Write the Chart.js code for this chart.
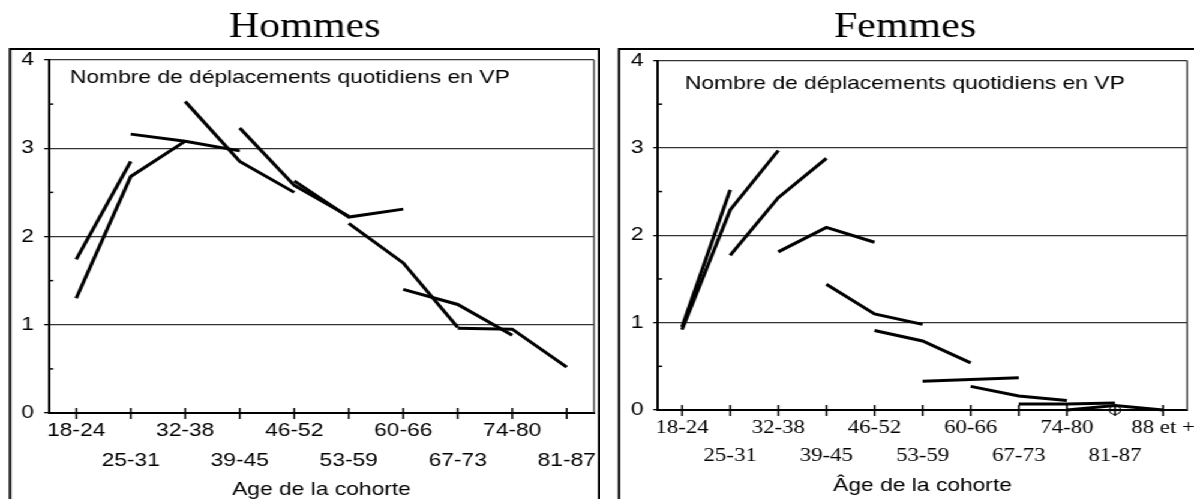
<!DOCTYPE html>
<html>
<head>
<meta charset="utf-8">
<script src="https://cdn.jsdelivr.net/npm/chart.js@4"></script>
<style>
html, body { margin: 0; padding: 0; background: #fff; overflow: hidden; }
/* the source picture is stretched horizontally, so the whole stage is too */
#stage { position: absolute; left: 0; top: 0; width: 995px; height: 499px; transform: scaleX(1.2); transform-origin: 0 0; }
#hommes { position: absolute; left: 0; top: 0; }
#femmes { position: absolute; left: 500px; top: 0; }
</style>
</head>
<body>
<div id="stage">
  <canvas id="hommes" width="500" height="499"></canvas>
  <canvas id="femmes" width="495" height="499"></canvas>
</div>
<script>
var agesHommes = ['18-24', '25-31', '32-38', '39-45', '46-52', '53-59', '60-66', '67-73', '74-80', '81-87'];
var agesFemmes = ['18-24', '25-31', '32-38', '39-45', '46-52', '53-59', '60-66', '67-73', '74-80', '81-87', '88 et +'];

// Hommes : une ligne par cohorte
var h1 = [1.30, 2.68, 3.08, null, null, null, null, null, null, null];
var h2 = [1.74, 2.85, null, null, null, null, null, null, null, null];
var h3 = [null, 3.16, 3.08, 2.97, null, null, null, null, null, null];
var h4 = [null, null, 3.53, 2.85, 2.50, null, null, null, null, null];
var h5 = [null, null, null, 3.23, 2.58, 2.23, null, null, null, null];
var h6 = [null, null, null, null, 2.63, 2.22, 2.31, null, null, null];
var h7 = [null, null, null, null, null, 2.15, 1.70, 0.97, null, null];
var h8 = [null, null, null, null, null, null, 1.40, 1.23, 0.88, null];
var h9 = [null, null, null, null, null, null, null, 0.96, 0.95, 0.52];

// Femmes
var f1 = [0.95, 2.52, null, null, null, null, null, null, null, null, null];
var f2 = [0.92, 2.29, 2.97, null, null, null, null, null, null, null, null];
var f3 = [null, 1.77, 2.43, 2.88, null, null, null, null, null, null, null];
var f4 = [null, null, 1.81, 2.09, 1.92, null, null, null, null, null, null];
var f5 = [null, null, null, 1.44, 1.10, 0.98, null, null, null, null, null];
var f6 = [null, null, null, null, 0.91, 0.79, 0.54, null, null, null, null];
var f7 = [null, null, null, null, null, 0.33, 0.35, 0.37, null, null, null];
var f8 = [null, null, null, null, null, null, 0.27, 0.16, 0.11, null, null];
var f9 = [null, null, null, null, null, null, null, 0.07, 0.07, 0.08, null];
var f10 = [null, null, null, null, null, null, null, null, 0.00, 0.05, 0.00];
var f11 = [null, null, null, null, null, null, null, null, null, 0.00, null];

var SANS = '"Liberation Sans", Arial, sans-serif';
var SERIF = '"Liberation Serif", "Times New Roman", serif';
var FS = 19;

function cohorte(values) {
    return {
        data: values,
        borderColor: '#000',
        backgroundColor: '#000',
        borderWidth: 3,
        pointRadius: 0,
        tension: 0,
        clip: false
    };
}

function decor(p) {
    return {
        id: 'decor',
        afterDraw: function(chart) {
            var ctx = chart.ctx, a = chart.chartArea, x = chart.scales.x, y = chart.scales.y;
            ctx.save();
            // outer frame
            ctx.strokeStyle = '#000';
            ctx.lineWidth = 2;
            ctx.strokeRect(p.boxLeft, 49, p.boxRight - p.boxLeft, 520);
            // right edge of plot area
            ctx.strokeStyle = '#333';
            ctx.lineWidth = 1.3;
            ctx.beginPath();
            ctx.moveTo(a.right, a.top);
            ctx.lineTo(a.right, a.bottom);
            ctx.stroke();
            // x ticks crossing the axis
            ctx.strokeStyle = '#000';
            ctx.lineWidth = 1.5;
            x.ticks.forEach(function(t, i) {
                var px = x.getPixelForTick(i);
                ctx.beginPath();
                ctx.moveTo(px, a.bottom - 5);
                ctx.lineTo(px, a.bottom + 6);
                ctx.stroke();
            });
            // minor y ticks, inside
            [0.5, 1.5, 2.5, 3.5].forEach(function(v) {
                var py = y.getPixelForValue(v);
                ctx.beginPath();
                ctx.moveTo(a.left, py);
                ctx.lineTo(a.left + 3.5, py);
                ctx.stroke();
            });
            ctx.fillStyle = '#000';
            ctx.font = '35px ' + SERIF;
            ctx.textAlign = 'center';
            ctx.textBaseline = 'alphabetic';
            ctx.fillText(p.title, p.titleX, 37);
            ctx.font = FS + 'px ' + SANS;
            ctx.textAlign = 'left';
            ctx.fillText('Nombre de déplacements quotidiens en VP', p.noteX, p.noteY);
            ctx.restore();
        }
    };
}

function makeChart(id, o) {
    return new Chart(document.getElementById(id), {
        type: 'line',
        data: {
            labels: o.labels,
            datasets: o.series.map(cohorte).concat(o.extra || [])
        },
        options: {
            responsive: false,
            animation: false,
            layout: { padding: o.padding },
            plugins: { legend: { display: false }, tooltip: { enabled: false } },
            scales: {
                x: {
                    type: 'category',
                    offset: true,
                    grid: { display: false, drawTicks: false },
                    border: { display: true, color: '#000', width: 2 },
                    ticks: {
                        autoSkip: false,
                        maxRotation: 0,
                        padding: o.xPad,
                        color: '#000',
                        font: { family: o.xFont, size: FS, lineHeight: o.xLine },
                        callback: function(v, i) {
                            var lab = this.getLabelForValue(v);
                            return i % 2 === 0 ? [lab, ''] : ['', lab];
                        }
                    },
                    title: {
                        display: true,
                        text: o.xTitle,
                        color: '#000',
                        font: { family: SANS, size: FS, lineHeight: 1 },
                        padding: { top: 0, bottom: o.titlePad }
                    },
                    afterFit: function(s) {
                        s.height = o.xHeight;
                        s.paddingLeft = 0;
                        s.paddingRight = 0;
                    }
                },
                y: {
                    min: 0,
                    max: 4,
                    ticks: {
                        stepSize: 0.5,
                        padding: o.yPad,
                        color: '#000',
                        font: { family: SANS, size: FS },
                        callback: function(v) { return Number.isInteger(v) ? v : ''; }
                    },
                    grid: {
                        lineWidth: 1.3,
                        tickLength: 4,
                        color: function(c) { return Number.isInteger(c.tick.value) ? '#333' : 'rgba(0,0,0,0)'; },
                        tickColor: function(c) { return Number.isInteger(c.tick.value) ? '#000' : 'rgba(0,0,0,0)'; }
                    },
                    border: { display: true, color: '#000', width: 2 },
                    afterFit: function(s) { s.width = o.yWidth; }
                }
            }
        },
        plugins: [decor(o.decor)]
    });
}

makeChart('hommes', {
    labels: agesHommes,
    series: [h1, h2, h3, h4, h5, h6, h7, h8, h9],
    padding: { top: 60, right: 5, bottom: 0, left: 0 },
    xFont: SANS, xLine: 1.55, xPad: 3.5, xHeight: 86,
    xTitle: 'Age de la cohorte', titlePad: 0,
    yPad: 8.5, yWidth: 40.83,
    decor: { boxLeft: 8.33, boxRight: 499.2, title: 'Hommes', titleX: 254, noteX: 58.3, noteY: 82.7 }
});

makeChart('femmes', {
    labels: agesFemmes,
    series: [f1, f2, f3, f4, f5, f6, f7, f8, f9, f10],
    extra: [{
        data: f11,
        showLine: false,
        pointStyle: 'circle',
        pointRadius: 4.5,
        borderColor: '#000',
        borderWidth: 1.2,
        backgroundColor: 'rgba(0,0,0,0)',
        clip: false
    }],
    padding: { top: 60.5, right: 2.5, bottom: 0, left: 0 },
    xFont: SERIF, xLine: 1.47, xPad: 4.5, xHeight: 89,
    xTitle: 'Âge de la cohorte', titlePad: 3.3,
    yPad: 8, yWidth: 48.33,
    decor: { boxLeft: 15.8, boxRight: 520, title: 'Femmes', titleX: 254.2, noteX: 70.8, noteY: 89.3 }
});
</script>
</body>
</html>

###

List all lines in the material containing the string "this".

Write the Chart.js code for this chart.
                            var lab = this.getLabelForValue(v);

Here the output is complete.